Podemos ter políticos que não sejam actores?

Adoro ir ao teatro. Mais do que o cinema, que também costuma ser fonte de inspiração para crónicas, o teatro toca em mim de forma particular. Talvez pela proximidade humana, o impacto é sempre maior. No teatro, o acordo é simples: sei que estou a ser enganado, mas isso faz parte do jogo. Mais: pago para isso. Lá, nada é real, o que justifica o fingimento de ambas as partes. O problema está quando o fenómeno se alastra a outras coisas, a começar pela política.
A política tornou-se meramente performativa. Isso não se vê apenas pela completa ausência de capacidade de acção dos políticos, mas também pelos termos que designam cada vez mais os processos e intervenientes: são “actores políticos”, é o “teatro de operações”, é a “encenação política”. Já não há quem seja genuíno? Já não há quem tenha uma ideia própria que seja? Já não há quem diga algo mais do que meras banalidades que mais parecem escritas pelo Chat-GPT?
Tenho de fazer um mea culpa aqui. Participando no jogo, também sinto que incorro na performatividade. Mas estou em crer que o problema não se prende tanto com o acto, que sempre existiu, mas com a dimensão: quando a performatividade engole tudo o resto, o que fica é o vazio. Pior do que política de terra queimada é a política do absoluto nada.

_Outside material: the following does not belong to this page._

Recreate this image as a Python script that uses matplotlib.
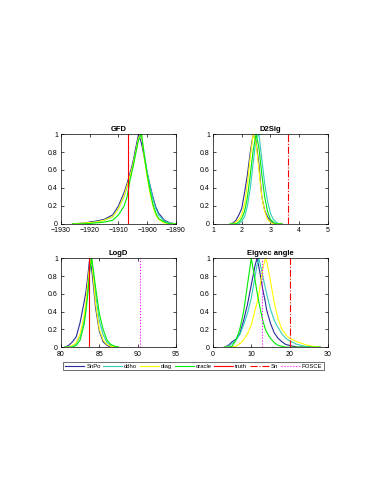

Para além de maus políticos, na verdadeira acepção do termo, são maus actores: é tudo tão terrível, são performances sofríveis. Não há quem acredite que haja ali, verdadeiramente, uma visão, um pensamento, uma ideia, uma emoção. São actores do absoluto nada. Que não se confunda isto com uma visão elitista da política — muito pelo contrário. Não tenho dúvidas que muitas das nossas avós, grande parte delas com o ensino primário incompleto, teriam mais a acrescentar do que muitos dos que estão em cena ou dos que estão nos bastidores a preparar-se para entrar.
Isto é ainda pior quando o sistema beneficia quem de facto assim se comporta. Talvez porque facilite o trabalho de outros — pessoas que agem por vontade própria são mais problemáticas —, talvez porque se enquadra perfeitamente num neoliberalismo político que não é mais do que saber vender um produto. Neste caso, o próprio ser-se político. Pouco importa se se tem densidade, integridade ou capacidade. Aliás, até parece que atrapalha. Tem é de ser sexy, cativante e focar-se em agitar as águas externas.
É o que Guy Debord nos dizia quanto à sociedade do espectáculo em que vivemos: a vida real, dentro do capitalismo, foi substituída por representações, por performances. O fenómeno só piorou com o neoliberalismo e a atomização. Tudo agora é mercadoria e o valor e a qualidade são determinados pela facilidade em se vender. E assim ficamos entregues aos bichos. Metaforicamente falando, claro, porque esses não se vendem.